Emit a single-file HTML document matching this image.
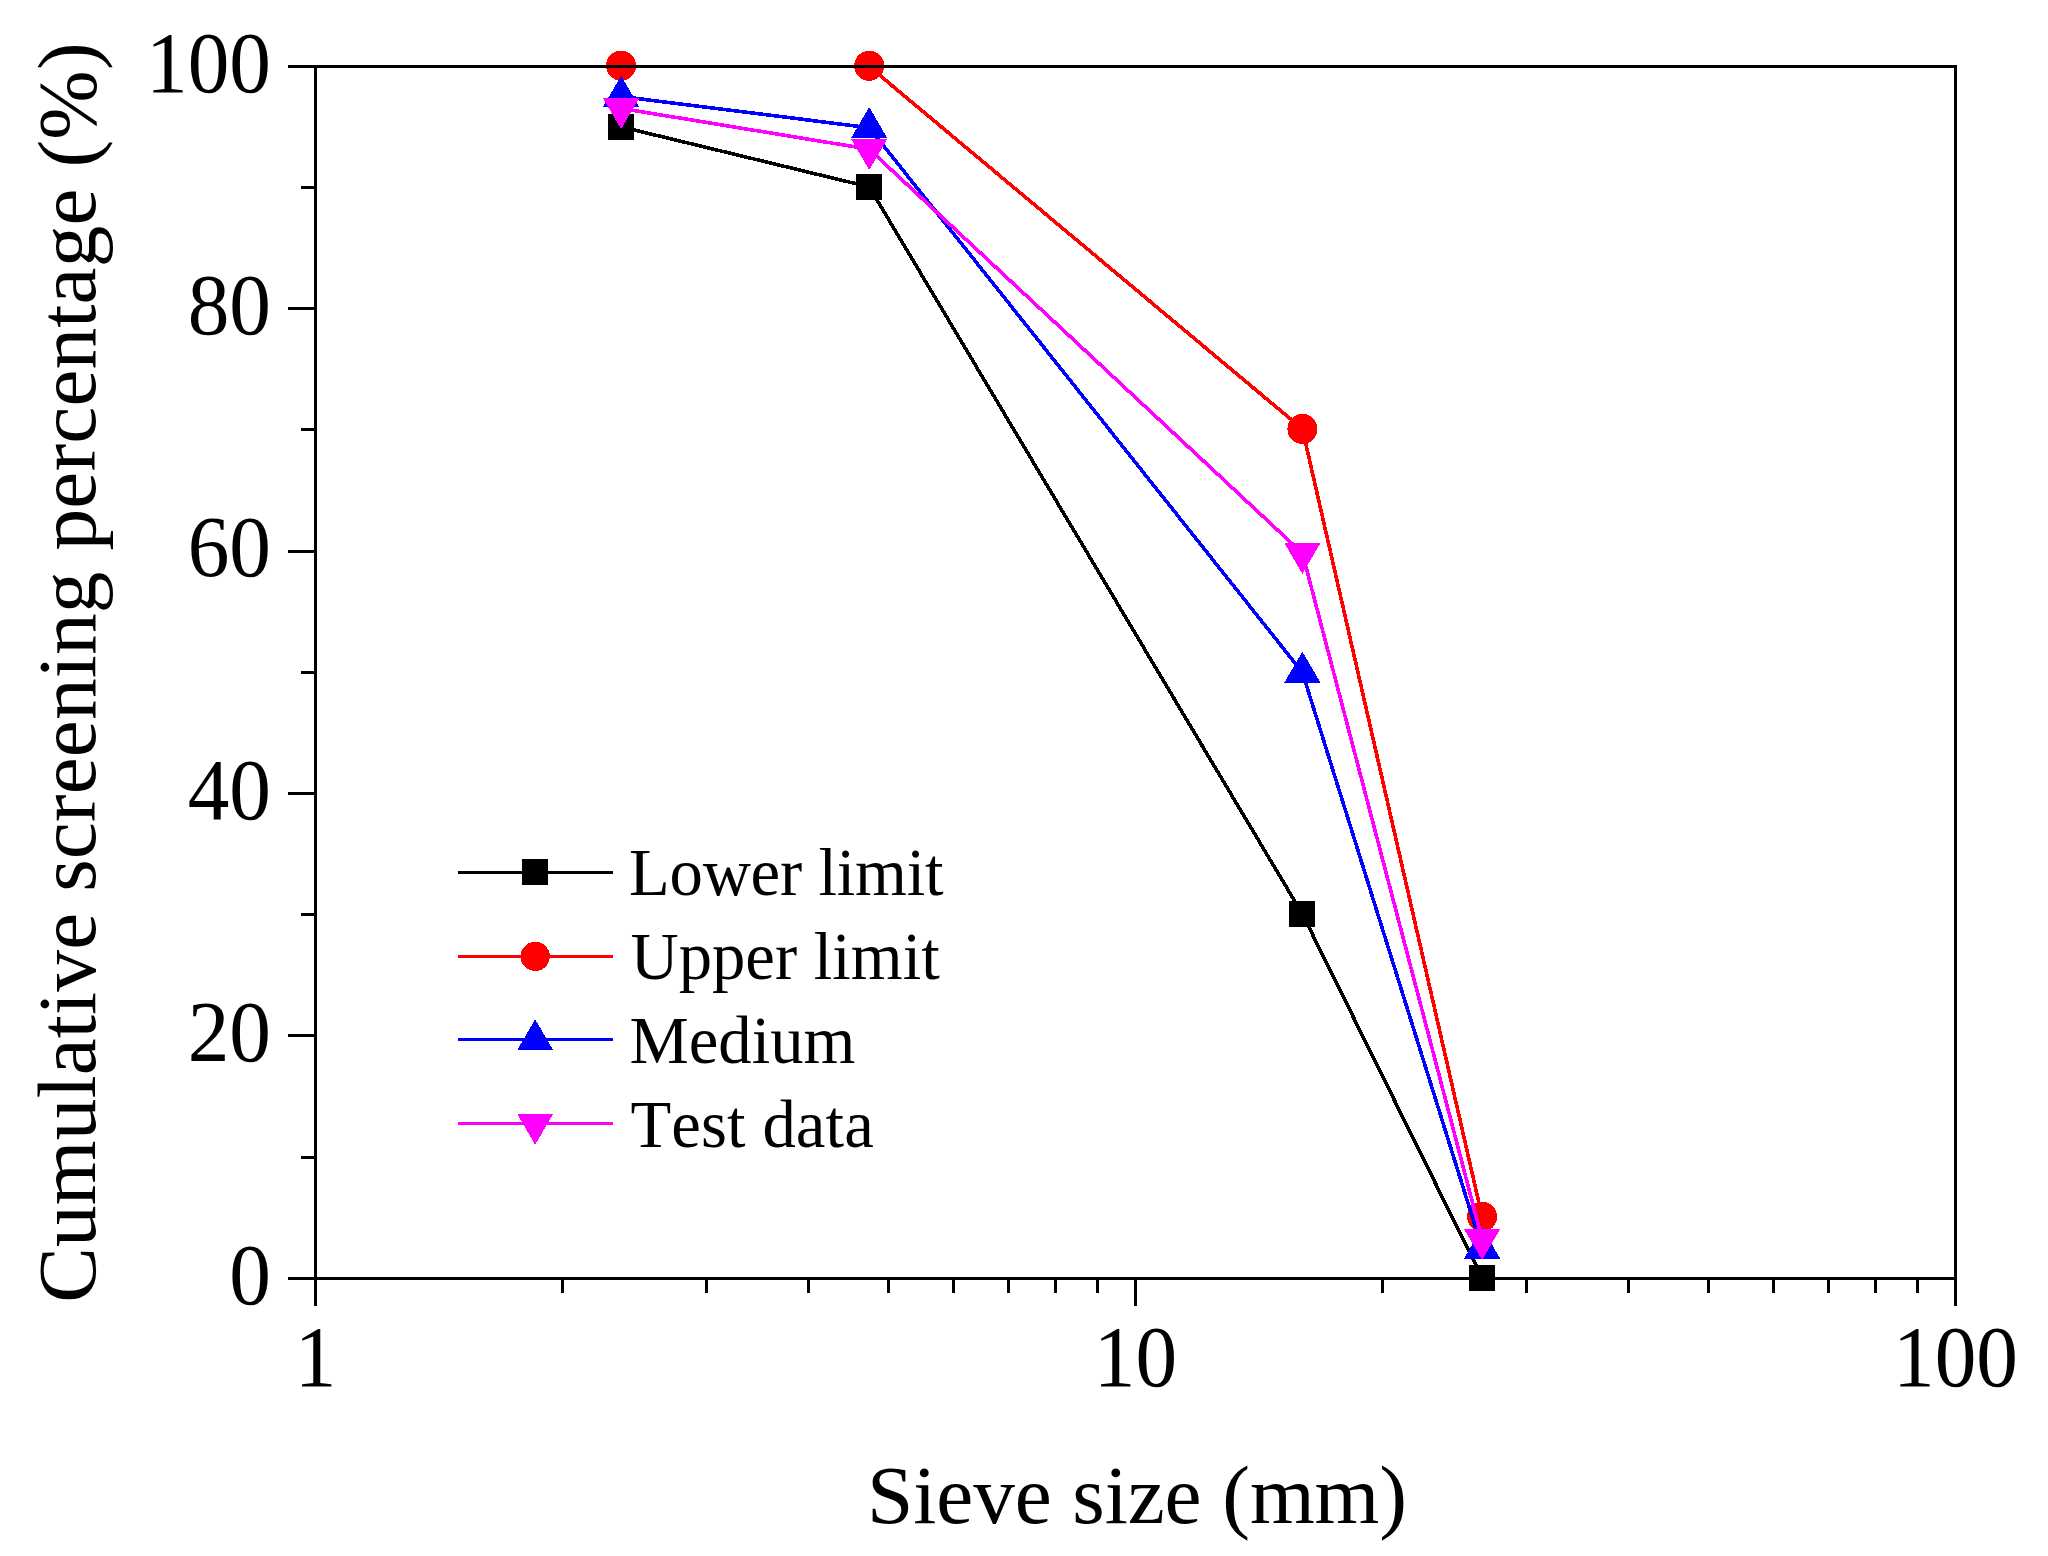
<!DOCTYPE html>
<html lang="en"><head><meta charset="utf-8"><title>Sieve size chart</title>
<style>
html,body{margin:0;padding:0;background:#fff;}
body{width:2048px;height:1556px;overflow:hidden;}
svg{display:block;}
text{font-family:"Liberation Serif",serif;fill:#000;font-kerning:none;}
.t20{font-size:83.33px;}
.t16{font-size:66.67px;}
</style></head><body>
<svg width="2048" height="1556" viewBox="0 0 2048 1556">
<rect width="2048" height="1556" fill="#fff"/>
<g id="data" shape-rendering="crispEdges">
<polyline points="621.1,126.8 869.2,186.9 1302.4,914.0 1482.1,1277.8" fill="none" stroke="#000000" stroke-width="3.6" stroke-linejoin="round"/>
<rect x="608.1" y="113.8" width="26" height="26" fill="#000000"/>
<rect x="856.2" y="173.9" width="26" height="26" fill="#000000"/>
<rect x="1289.4" y="901.0" width="26" height="26" fill="#000000"/>
<rect x="1469.1" y="1264.8" width="26" height="26" fill="#000000"/>
<polyline points="621.1,66.5 869.2,66.5 1302.4,428.9 1482.1,1216.8" fill="none" stroke="#ff0000" stroke-width="3.6" stroke-linejoin="round"/>
<circle cx="621.1" cy="65.6" r="15" fill="#ff0000"/>
<circle cx="869.2" cy="65.8" r="15" fill="#ff0000"/>
<circle cx="1302.4" cy="428.9" r="15" fill="#ff0000"/>
<circle cx="1482.1" cy="1216.8" r="15" fill="#ff0000"/>
<polyline points="621.1,96.5 869.2,127.7 1302.4,672.4 1482.1,1248.3" fill="none" stroke="#0000ff" stroke-width="3.6" stroke-linejoin="round"/>
<polygon points="621.1,75.8 639.2,106.8 603.0,106.8" fill="#0000ff"/>
<polygon points="869.2,107.0 887.3,138.0 851.1,138.0" fill="#0000ff"/>
<polygon points="1302.4,651.7 1320.5,682.7 1284.3,682.7" fill="#0000ff"/>
<polygon points="1482.1,1227.6 1500.2,1258.6 1464.0,1258.6" fill="#0000ff"/>
<polyline points="621.1,108.4 869.2,149.2 1302.4,553.2 1482.1,1239.3" fill="none" stroke="#ff00ff" stroke-width="3.6" stroke-linejoin="round"/>
<polygon points="621.1,129.1 639.2,98.1 603.0,98.1" fill="#ff00ff"/>
<polygon points="869.2,169.9 887.3,138.9 851.1,138.9" fill="#ff00ff"/>
<polygon points="1302.4,573.9 1320.5,542.9 1284.3,542.9" fill="#ff00ff"/>
<polygon points="1482.1,1260.0 1500.2,1229.0 1464.0,1229.0" fill="#ff00ff"/>
</g>
<g id="axes" fill="#000" shape-rendering="crispEdges">
<rect x="314" y="65" width="3" height="1241"/>
<rect x="1954" y="65" width="3" height="1241"/>
<rect x="288" y="65" width="1669" height="3"/>
<rect x="288" y="1277" width="1669" height="3"/>
<rect x="301" y="1156" width="14" height="3"/>
<rect x="288" y="1034" width="27" height="3"/>
<rect x="301" y="913" width="14" height="3"/>
<rect x="288" y="792" width="27" height="3"/>
<rect x="301" y="671" width="14" height="3"/>
<rect x="288" y="550" width="27" height="3"/>
<rect x="301" y="428" width="14" height="3"/>
<rect x="288" y="307" width="27" height="3"/>
<rect x="301" y="186" width="14" height="3"/>
<rect x="561" y="1279" width="3" height="14"/>
<rect x="705" y="1279" width="3" height="14"/>
<rect x="807" y="1279" width="3" height="14"/>
<rect x="887" y="1279" width="3" height="14"/>
<rect x="952" y="1279" width="3" height="14"/>
<rect x="1007" y="1279" width="3" height="14"/>
<rect x="1054" y="1279" width="3" height="14"/>
<rect x="1096" y="1279" width="3" height="14"/>
<rect x="1381" y="1279" width="3" height="14"/>
<rect x="1525" y="1279" width="3" height="14"/>
<rect x="1627" y="1279" width="3" height="14"/>
<rect x="1707" y="1279" width="3" height="14"/>
<rect x="1772" y="1279" width="3" height="14"/>
<rect x="1827" y="1279" width="3" height="14"/>
<rect x="1874" y="1279" width="3" height="14"/>
<rect x="1916" y="1279" width="3" height="14"/>
<rect x="1134" y="1279" width="3" height="27"/>
</g>
<g class="t20" text-anchor="end">
<text transform="translate(271,1303.5) scale(1,1.045)">0</text>
<text transform="translate(271,1061.1) scale(1,1.045)">20</text>
<text transform="translate(271,818.7) scale(1,1.045)">40</text>
<text transform="translate(271,576.3) scale(1,1.045)">60</text>
<text transform="translate(271,333.9) scale(1,1.045)">80</text>
<text transform="translate(271,91.5) scale(1,1.045)">100</text>
</g>
<g class="t20" text-anchor="middle">
<text transform="translate(315.5,1386) scale(1,1.045)">1</text>
<text transform="translate(1135.5,1386) scale(1,1.045)">10</text>
<text transform="translate(1955.5,1386) scale(1,1.045)">100</text>
<text x="1137" y="1523" letter-spacing="-0.1">Sieve size (mm)</text>
<text transform="translate(94.5,672.5) rotate(-90)" letter-spacing="0.12">Cumulative screening percentage (%)</text>
</g>
<g id="legend" shape-rendering="crispEdges">
<rect x="458" y="871" width="155" height="3" fill="#000000"/>
<rect x="522.2" y="859.4" width="26" height="26" fill="#000000"/>
<rect x="458" y="955" width="155" height="3" fill="#ff0000"/>
<circle cx="535.2" cy="956.4" r="14.6" fill="#ff0000"/>
<rect x="458" y="1038" width="155" height="3" fill="#0000ff"/>
<polygon points="535.2,1019.3 553.3,1050.3 517.1,1050.3" fill="#0000ff"/>
<rect x="458" y="1122" width="155" height="3" fill="#ff00ff"/>
<polygon points="535.2,1144.7 553.3,1113.7 517.1,1113.7" fill="#ff00ff"/>
</g>
<g class="t16">
<text x="629.0" y="895.2" letter-spacing="-0.2">Lower limit</text>
<text x="630.5" y="979.2" letter-spacing="0">Upper limit</text>
<text x="629.5" y="1062.7" letter-spacing="0">Medium</text>
<text x="630.5" y="1146.5" letter-spacing="0.1">Test data</text>
</g>
</svg>
</body></html>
☆ ☆ ☆ ☆
→ **Your objective**
Transcribe the whole listing exactly. Pictures stay out of your copy.

→ **Worked solution**
Emit a single-file HTML document matching this image.
<!DOCTYPE html>
<html lang="en"><head><meta charset="utf-8"><title>Sieve size chart</title>
<style>
html,body{margin:0;padding:0;background:#fff;}
body{width:2048px;height:1556px;overflow:hidden;}
svg{display:block;}
text{font-family:"Liberation Serif",serif;fill:#000;font-kerning:none;}
.t20{font-size:83.33px;}
.t16{font-size:66.67px;}
</style></head><body>
<svg width="2048" height="1556" viewBox="0 0 2048 1556">
<rect width="2048" height="1556" fill="#fff"/>
<g id="data" shape-rendering="crispEdges">
<polyline points="621.1,126.8 869.2,186.9 1302.4,914.0 1482.1,1277.8" fill="none" stroke="#000000" stroke-width="3.6" stroke-linejoin="round"/>
<rect x="608.1" y="113.8" width="26" height="26" fill="#000000"/>
<rect x="856.2" y="173.9" width="26" height="26" fill="#000000"/>
<rect x="1289.4" y="901.0" width="26" height="26" fill="#000000"/>
<rect x="1469.1" y="1264.8" width="26" height="26" fill="#000000"/>
<polyline points="621.1,66.5 869.2,66.5 1302.4,428.9 1482.1,1216.8" fill="none" stroke="#ff0000" stroke-width="3.6" stroke-linejoin="round"/>
<circle cx="621.1" cy="65.6" r="15" fill="#ff0000"/>
<circle cx="869.2" cy="65.8" r="15" fill="#ff0000"/>
<circle cx="1302.4" cy="428.9" r="15" fill="#ff0000"/>
<circle cx="1482.1" cy="1216.8" r="15" fill="#ff0000"/>
<polyline points="621.1,96.5 869.2,127.7 1302.4,672.4 1482.1,1248.3" fill="none" stroke="#0000ff" stroke-width="3.6" stroke-linejoin="round"/>
<polygon points="621.1,75.8 639.2,106.8 603.0,106.8" fill="#0000ff"/>
<polygon points="869.2,107.0 887.3,138.0 851.1,138.0" fill="#0000ff"/>
<polygon points="1302.4,651.7 1320.5,682.7 1284.3,682.7" fill="#0000ff"/>
<polygon points="1482.1,1227.6 1500.2,1258.6 1464.0,1258.6" fill="#0000ff"/>
<polyline points="621.1,108.4 869.2,149.2 1302.4,553.2 1482.1,1239.3" fill="none" stroke="#ff00ff" stroke-width="3.6" stroke-linejoin="round"/>
<polygon points="621.1,129.1 639.2,98.1 603.0,98.1" fill="#ff00ff"/>
<polygon points="869.2,169.9 887.3,138.9 851.1,138.9" fill="#ff00ff"/>
<polygon points="1302.4,573.9 1320.5,542.9 1284.3,542.9" fill="#ff00ff"/>
<polygon points="1482.1,1260.0 1500.2,1229.0 1464.0,1229.0" fill="#ff00ff"/>
</g>
<g id="axes" fill="#000" shape-rendering="crispEdges">
<rect x="314" y="65" width="3" height="1241"/>
<rect x="1954" y="65" width="3" height="1241"/>
<rect x="288" y="65" width="1669" height="3"/>
<rect x="288" y="1277" width="1669" height="3"/>
<rect x="301" y="1156" width="14" height="3"/>
<rect x="288" y="1034" width="27" height="3"/>
<rect x="301" y="913" width="14" height="3"/>
<rect x="288" y="792" width="27" height="3"/>
<rect x="301" y="671" width="14" height="3"/>
<rect x="288" y="550" width="27" height="3"/>
<rect x="301" y="428" width="14" height="3"/>
<rect x="288" y="307" width="27" height="3"/>
<rect x="301" y="186" width="14" height="3"/>
<rect x="561" y="1279" width="3" height="14"/>
<rect x="705" y="1279" width="3" height="14"/>
<rect x="807" y="1279" width="3" height="14"/>
<rect x="887" y="1279" width="3" height="14"/>
<rect x="952" y="1279" width="3" height="14"/>
<rect x="1007" y="1279" width="3" height="14"/>
<rect x="1054" y="1279" width="3" height="14"/>
<rect x="1096" y="1279" width="3" height="14"/>
<rect x="1381" y="1279" width="3" height="14"/>
<rect x="1525" y="1279" width="3" height="14"/>
<rect x="1627" y="1279" width="3" height="14"/>
<rect x="1707" y="1279" width="3" height="14"/>
<rect x="1772" y="1279" width="3" height="14"/>
<rect x="1827" y="1279" width="3" height="14"/>
<rect x="1874" y="1279" width="3" height="14"/>
<rect x="1916" y="1279" width="3" height="14"/>
<rect x="1134" y="1279" width="3" height="27"/>
</g>
<g class="t20" text-anchor="end">
<text transform="translate(271,1303.5) scale(1,1.045)">0</text>
<text transform="translate(271,1061.1) scale(1,1.045)">20</text>
<text transform="translate(271,818.7) scale(1,1.045)">40</text>
<text transform="translate(271,576.3) scale(1,1.045)">60</text>
<text transform="translate(271,333.9) scale(1,1.045)">80</text>
<text transform="translate(271,91.5) scale(1,1.045)">100</text>
</g>
<g class="t20" text-anchor="middle">
<text transform="translate(315.5,1386) scale(1,1.045)">1</text>
<text transform="translate(1135.5,1386) scale(1,1.045)">10</text>
<text transform="translate(1955.5,1386) scale(1,1.045)">100</text>
<text x="1137" y="1523" letter-spacing="-0.1">Sieve size (mm)</text>
<text transform="translate(94.5,672.5) rotate(-90)" letter-spacing="0.12">Cumulative screening percentage (%)</text>
</g>
<g id="legend" shape-rendering="crispEdges">
<rect x="458" y="871" width="155" height="3" fill="#000000"/>
<rect x="522.2" y="859.4" width="26" height="26" fill="#000000"/>
<rect x="458" y="955" width="155" height="3" fill="#ff0000"/>
<circle cx="535.2" cy="956.4" r="14.6" fill="#ff0000"/>
<rect x="458" y="1038" width="155" height="3" fill="#0000ff"/>
<polygon points="535.2,1019.3 553.3,1050.3 517.1,1050.3" fill="#0000ff"/>
<rect x="458" y="1122" width="155" height="3" fill="#ff00ff"/>
<polygon points="535.2,1144.7 553.3,1113.7 517.1,1113.7" fill="#ff00ff"/>
</g>
<g class="t16">
<text x="629.0" y="895.2" letter-spacing="-0.2">Lower limit</text>
<text x="630.5" y="979.2" letter-spacing="0">Upper limit</text>
<text x="629.5" y="1062.7" letter-spacing="0">Medium</text>
<text x="630.5" y="1146.5" letter-spacing="0.1">Test data</text>
</g>
</svg>
</body></html>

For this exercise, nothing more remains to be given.